*WRITTEN REQUEST:* Each line of the listing that contains the word "this" is to be copied.

*SUPPLIED RECORDS:*
....

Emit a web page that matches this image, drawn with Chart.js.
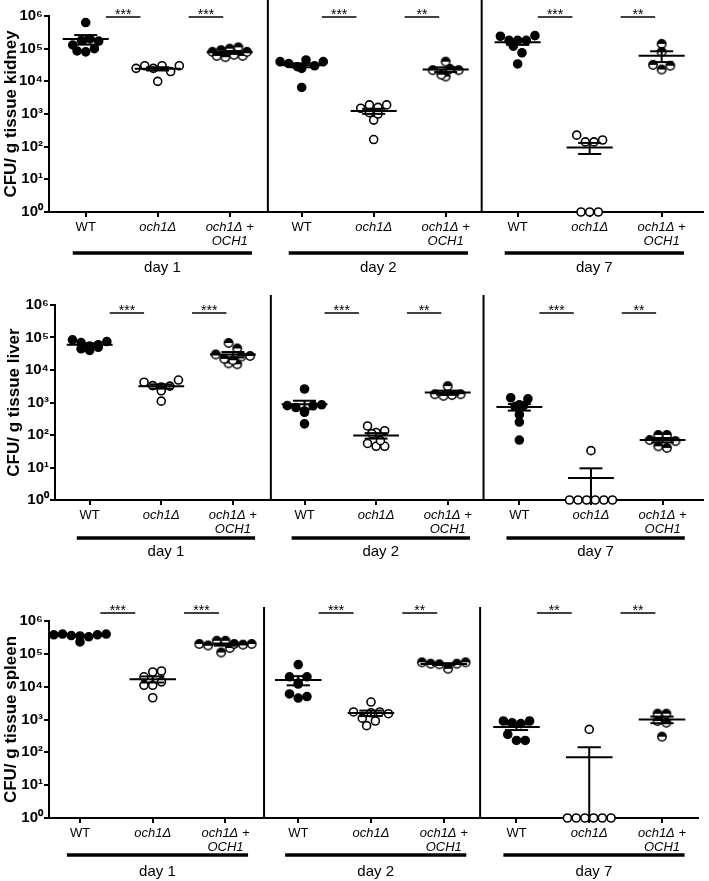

....

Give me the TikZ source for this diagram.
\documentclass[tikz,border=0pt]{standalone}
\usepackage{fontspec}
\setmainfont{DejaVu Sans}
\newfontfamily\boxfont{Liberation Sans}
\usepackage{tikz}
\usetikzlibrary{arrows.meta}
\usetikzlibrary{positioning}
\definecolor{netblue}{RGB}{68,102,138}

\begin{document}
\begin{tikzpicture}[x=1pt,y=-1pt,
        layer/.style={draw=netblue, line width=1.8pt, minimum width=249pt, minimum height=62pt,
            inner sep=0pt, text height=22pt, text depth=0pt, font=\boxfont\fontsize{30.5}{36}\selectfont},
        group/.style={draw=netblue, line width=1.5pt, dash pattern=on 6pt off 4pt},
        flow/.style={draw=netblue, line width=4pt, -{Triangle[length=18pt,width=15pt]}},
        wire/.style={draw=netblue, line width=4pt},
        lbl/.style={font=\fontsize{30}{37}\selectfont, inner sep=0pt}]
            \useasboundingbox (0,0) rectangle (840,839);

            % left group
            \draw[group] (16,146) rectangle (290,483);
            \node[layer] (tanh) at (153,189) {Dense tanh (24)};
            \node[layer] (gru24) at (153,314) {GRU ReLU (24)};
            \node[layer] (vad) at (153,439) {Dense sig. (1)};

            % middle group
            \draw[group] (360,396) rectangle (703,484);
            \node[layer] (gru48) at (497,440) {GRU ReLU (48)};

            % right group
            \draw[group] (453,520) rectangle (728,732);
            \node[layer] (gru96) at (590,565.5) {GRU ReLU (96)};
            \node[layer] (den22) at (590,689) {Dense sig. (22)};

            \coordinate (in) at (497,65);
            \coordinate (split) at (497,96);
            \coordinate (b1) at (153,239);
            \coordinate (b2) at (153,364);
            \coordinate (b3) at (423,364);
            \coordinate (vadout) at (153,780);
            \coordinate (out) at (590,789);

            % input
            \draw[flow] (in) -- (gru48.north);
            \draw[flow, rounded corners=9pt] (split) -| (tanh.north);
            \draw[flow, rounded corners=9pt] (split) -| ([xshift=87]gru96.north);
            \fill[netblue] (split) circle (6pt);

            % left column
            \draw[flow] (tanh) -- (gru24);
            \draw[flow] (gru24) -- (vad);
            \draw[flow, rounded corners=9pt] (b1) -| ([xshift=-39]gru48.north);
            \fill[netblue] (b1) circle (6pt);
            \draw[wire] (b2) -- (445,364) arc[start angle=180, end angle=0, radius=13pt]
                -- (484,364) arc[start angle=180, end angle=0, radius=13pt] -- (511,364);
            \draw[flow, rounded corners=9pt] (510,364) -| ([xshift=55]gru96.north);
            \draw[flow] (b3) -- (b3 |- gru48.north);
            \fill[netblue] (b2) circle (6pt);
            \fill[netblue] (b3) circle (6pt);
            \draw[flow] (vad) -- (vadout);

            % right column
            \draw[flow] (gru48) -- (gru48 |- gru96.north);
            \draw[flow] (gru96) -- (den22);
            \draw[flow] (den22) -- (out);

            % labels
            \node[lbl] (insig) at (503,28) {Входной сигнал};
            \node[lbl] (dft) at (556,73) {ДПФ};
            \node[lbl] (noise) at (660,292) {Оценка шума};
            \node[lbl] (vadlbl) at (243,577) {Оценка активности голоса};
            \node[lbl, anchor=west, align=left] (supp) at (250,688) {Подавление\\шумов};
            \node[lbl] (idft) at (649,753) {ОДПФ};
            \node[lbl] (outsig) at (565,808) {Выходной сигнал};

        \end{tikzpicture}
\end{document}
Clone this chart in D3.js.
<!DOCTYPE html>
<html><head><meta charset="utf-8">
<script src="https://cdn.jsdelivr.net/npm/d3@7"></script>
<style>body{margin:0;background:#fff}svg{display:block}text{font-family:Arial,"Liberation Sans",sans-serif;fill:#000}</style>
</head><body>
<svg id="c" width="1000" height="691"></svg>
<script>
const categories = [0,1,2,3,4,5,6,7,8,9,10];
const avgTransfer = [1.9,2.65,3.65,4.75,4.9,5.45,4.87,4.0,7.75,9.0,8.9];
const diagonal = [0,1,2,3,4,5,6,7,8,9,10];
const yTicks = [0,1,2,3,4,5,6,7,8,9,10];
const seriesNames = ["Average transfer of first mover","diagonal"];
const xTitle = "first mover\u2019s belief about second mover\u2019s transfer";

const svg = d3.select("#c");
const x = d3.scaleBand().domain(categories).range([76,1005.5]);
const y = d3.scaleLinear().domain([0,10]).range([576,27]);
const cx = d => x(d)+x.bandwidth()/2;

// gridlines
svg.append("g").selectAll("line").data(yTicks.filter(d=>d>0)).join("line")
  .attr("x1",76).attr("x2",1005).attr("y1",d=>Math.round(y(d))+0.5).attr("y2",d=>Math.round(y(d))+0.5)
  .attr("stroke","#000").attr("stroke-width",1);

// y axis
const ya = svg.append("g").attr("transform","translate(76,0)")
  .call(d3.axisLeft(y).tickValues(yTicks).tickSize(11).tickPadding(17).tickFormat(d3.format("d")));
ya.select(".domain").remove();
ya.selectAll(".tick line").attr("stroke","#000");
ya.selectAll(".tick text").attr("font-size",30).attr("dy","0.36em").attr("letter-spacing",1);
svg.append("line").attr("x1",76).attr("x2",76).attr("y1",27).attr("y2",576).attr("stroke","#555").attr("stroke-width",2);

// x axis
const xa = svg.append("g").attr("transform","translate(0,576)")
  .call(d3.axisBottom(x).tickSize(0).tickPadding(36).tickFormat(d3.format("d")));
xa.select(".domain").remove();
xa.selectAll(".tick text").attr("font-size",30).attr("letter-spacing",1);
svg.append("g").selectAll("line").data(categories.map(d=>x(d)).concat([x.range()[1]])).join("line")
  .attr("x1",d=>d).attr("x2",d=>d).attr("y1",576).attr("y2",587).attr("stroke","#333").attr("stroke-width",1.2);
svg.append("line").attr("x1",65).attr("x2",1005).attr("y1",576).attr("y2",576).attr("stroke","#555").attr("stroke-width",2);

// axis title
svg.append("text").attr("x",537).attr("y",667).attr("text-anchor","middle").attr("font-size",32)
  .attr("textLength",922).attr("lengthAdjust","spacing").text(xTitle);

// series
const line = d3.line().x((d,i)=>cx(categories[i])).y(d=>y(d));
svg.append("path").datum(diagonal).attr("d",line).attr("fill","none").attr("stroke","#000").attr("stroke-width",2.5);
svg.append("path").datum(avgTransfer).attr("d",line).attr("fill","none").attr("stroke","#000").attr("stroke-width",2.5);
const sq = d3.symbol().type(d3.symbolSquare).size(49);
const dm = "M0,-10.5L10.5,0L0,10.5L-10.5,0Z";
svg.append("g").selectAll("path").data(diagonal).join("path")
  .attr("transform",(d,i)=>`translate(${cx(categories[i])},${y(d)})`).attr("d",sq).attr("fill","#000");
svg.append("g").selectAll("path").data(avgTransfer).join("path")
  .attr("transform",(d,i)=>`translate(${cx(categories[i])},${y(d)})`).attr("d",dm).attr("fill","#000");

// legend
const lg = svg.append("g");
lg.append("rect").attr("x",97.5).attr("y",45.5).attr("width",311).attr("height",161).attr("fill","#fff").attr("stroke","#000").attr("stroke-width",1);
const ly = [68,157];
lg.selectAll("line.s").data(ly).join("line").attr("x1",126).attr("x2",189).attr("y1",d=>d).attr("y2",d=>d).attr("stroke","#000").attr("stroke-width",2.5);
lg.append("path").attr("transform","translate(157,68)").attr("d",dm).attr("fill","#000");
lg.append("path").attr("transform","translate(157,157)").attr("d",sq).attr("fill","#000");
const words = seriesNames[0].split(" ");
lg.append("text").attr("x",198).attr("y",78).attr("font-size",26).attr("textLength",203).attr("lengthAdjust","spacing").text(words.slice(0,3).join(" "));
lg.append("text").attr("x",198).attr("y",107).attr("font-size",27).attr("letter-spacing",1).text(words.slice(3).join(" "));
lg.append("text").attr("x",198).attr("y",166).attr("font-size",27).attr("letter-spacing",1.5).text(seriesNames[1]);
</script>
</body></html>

....

*ANSWER FOR THE TASK:*
Emit a web page that matches this image, drawn with Chart.js.
Give me the TikZ source for this diagram.
Clone this chart in D3.js.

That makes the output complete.